Obama seeks middle ground on Afghanistan
It's now looking unlikely that President Obama will back the major troop increase that his top commander in Afghanistan is calling for. What Obama appears to be steering toward is middle ground: a troop increase, but perhaps not all 40,000, something more in the range of 10,000 or 20,000 new troops.
It's now looking unlikely that President Obama will back the major troop increase that his top commander in Afghanistan is calling for.
World News
Signs that Obama is narrowing down his options on Afghanistan started emerging early this week. On Monday, White House spokesman Robert Gibbs told reporters that pulling out of Afghanistan was off the table.
"I don't think we have the option to leave," Gibbs said. "I think that's quite clear."
On the other end of the spectrum, administration sources say the president is leaning against a dramatic escalation in the U.S. commitment. Gen.
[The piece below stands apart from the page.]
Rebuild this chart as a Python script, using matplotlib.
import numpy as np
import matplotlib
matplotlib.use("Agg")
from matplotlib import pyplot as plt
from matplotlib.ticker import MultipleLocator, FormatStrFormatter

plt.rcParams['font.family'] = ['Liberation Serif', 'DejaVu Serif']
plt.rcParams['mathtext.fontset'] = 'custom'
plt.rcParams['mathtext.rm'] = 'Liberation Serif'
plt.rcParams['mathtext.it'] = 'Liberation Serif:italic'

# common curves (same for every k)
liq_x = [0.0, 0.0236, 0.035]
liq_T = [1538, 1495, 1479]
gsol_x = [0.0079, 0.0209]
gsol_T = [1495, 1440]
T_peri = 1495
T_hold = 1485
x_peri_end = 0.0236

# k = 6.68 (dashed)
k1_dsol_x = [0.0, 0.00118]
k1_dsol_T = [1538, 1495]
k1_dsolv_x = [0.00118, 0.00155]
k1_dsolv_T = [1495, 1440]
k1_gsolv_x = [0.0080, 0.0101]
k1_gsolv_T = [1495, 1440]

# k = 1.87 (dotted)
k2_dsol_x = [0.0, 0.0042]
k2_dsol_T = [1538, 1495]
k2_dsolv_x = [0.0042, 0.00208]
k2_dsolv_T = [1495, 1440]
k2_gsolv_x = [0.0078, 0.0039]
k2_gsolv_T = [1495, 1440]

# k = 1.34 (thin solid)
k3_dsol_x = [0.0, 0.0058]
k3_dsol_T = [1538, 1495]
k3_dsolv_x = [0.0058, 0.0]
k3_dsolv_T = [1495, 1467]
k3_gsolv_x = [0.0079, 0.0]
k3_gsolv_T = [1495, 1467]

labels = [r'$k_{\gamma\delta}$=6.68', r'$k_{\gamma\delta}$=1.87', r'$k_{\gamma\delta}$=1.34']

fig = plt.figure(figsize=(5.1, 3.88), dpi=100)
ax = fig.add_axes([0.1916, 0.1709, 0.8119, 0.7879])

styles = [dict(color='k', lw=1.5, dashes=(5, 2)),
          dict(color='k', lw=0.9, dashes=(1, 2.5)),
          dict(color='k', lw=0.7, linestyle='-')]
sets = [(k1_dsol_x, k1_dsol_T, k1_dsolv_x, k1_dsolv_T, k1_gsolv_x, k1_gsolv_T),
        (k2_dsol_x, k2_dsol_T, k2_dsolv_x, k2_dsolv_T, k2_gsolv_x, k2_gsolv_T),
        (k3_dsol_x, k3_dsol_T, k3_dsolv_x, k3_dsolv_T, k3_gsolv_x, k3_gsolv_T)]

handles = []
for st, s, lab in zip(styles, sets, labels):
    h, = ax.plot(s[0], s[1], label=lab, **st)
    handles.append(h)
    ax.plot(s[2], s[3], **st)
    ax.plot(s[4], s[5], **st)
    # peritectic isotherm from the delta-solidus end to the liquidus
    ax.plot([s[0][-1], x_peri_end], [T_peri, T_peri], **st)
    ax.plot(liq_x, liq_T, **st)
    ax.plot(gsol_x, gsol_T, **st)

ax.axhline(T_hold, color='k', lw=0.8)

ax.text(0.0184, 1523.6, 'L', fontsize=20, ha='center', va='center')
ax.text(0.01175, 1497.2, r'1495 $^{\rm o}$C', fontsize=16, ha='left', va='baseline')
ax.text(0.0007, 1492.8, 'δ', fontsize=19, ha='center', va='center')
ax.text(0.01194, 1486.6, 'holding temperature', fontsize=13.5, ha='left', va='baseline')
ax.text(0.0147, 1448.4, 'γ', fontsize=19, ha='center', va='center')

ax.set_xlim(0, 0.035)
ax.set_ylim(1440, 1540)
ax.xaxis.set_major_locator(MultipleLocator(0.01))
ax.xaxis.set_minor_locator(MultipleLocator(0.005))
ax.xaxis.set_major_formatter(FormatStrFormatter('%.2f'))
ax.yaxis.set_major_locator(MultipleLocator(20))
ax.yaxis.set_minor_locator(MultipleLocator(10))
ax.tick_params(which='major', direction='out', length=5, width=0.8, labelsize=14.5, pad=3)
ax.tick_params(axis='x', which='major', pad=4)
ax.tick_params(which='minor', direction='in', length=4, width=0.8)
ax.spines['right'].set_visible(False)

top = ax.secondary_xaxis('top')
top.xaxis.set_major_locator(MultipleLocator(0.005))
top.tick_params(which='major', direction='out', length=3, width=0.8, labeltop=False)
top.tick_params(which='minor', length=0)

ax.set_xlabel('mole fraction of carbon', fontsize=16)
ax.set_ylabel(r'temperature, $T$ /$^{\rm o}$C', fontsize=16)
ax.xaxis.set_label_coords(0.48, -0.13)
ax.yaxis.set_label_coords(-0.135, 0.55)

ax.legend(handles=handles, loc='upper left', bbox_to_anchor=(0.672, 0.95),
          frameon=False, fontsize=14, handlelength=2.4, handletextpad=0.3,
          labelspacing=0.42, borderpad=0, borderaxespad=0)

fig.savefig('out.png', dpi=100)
Stanley McChrystal, the Obama administration's hand-picked commander for the war, has submitted a request calling for up to 40,000 additional troops.
But Gibbs said Thursday Obama had not discussed the resource request with his team yet.
"Obviously a decision at some point will be forthcoming," he said.
A New Strategy
What Obama appears to be steering toward is middle ground: a troop increase, but perhaps not all 40,000, something more in the range of 10,000 or 20,000 new troops.
As for the overall strategy, the Obama administration is apparently considering narrowing the mission in Afghanistan, focusing more tightly on al-Qaida and downgrading the emphasis on the Taliban.
These two ideas work in tandem: If you redefine the mission, and narrow it, then you need fewer troops and other resources to get the job done. Depending on where you sit, this could look like smart politics, or it could look like a compromise that tries too hard to please everyone.
Dangers Of Half-Measures
"There are ways to do middle ground which make sense," says Bruce Riedel, a senior fellow in the Saban Center for Middle East Policy at the Brookings Institution. "There are ways to do middle ground that ends up just being half-measures."
Riedel led the president's strategy review on Afghanistan and Pakistan in the spring. He argues that for years, the U.S. tried to wage the war in Afghanistan on the cheap. Now, he says there's a danger to not going all-in, and giving military commanders the resources they say they need to win.
"Halfway measures, which may be politically more sellable, may only postpone the inevitable hard decisions," he says. "And make them harder to do when you get there."
That point is echoed in McChrystal's own assessment of the war.
"Failure to provide adequate resources risks a longer conflict, greater casualties, higher overall costs and ultimately, a critical loss of public support," McChrystal's assessment says.
Of course, if Obama ends up redefining the mission, to one that needs fewer resources, it may mitigate some of the military's concerns.
A Sense Of Urgency
Going with a low- or mid-level option on troops now doesn't rule out adding more forces down the road, says Mark Moyar, a counterinsurgency expert at the Marine Corps University. But, Moyar says, that is less than ideal, from McChrystal's point of view.
"The thing is it takes quite a while to get these people over there once they're approved," Moyar says. "So I think he does really see a sense of urgency to get it done now."
There is also a sense of urgency about the announcement of a new strategy.
Defense Secretary Robert Gates has said this will be among the most important decisions Obama will make as president, and he needs to take the time to get it right. But, Reidel says, Obama must be careful.
"There's a delicate line between rethinking and dithering," he says. "And that's the line that I think the president needs above all to avoid."
Another way of looking at it: In his assessment of the war, McChrystal said he saw a 12-month window, after which it might no longer be possible to defeat the insurgency. That report was dated Aug. 30.
We're now inside 11 months, and counting.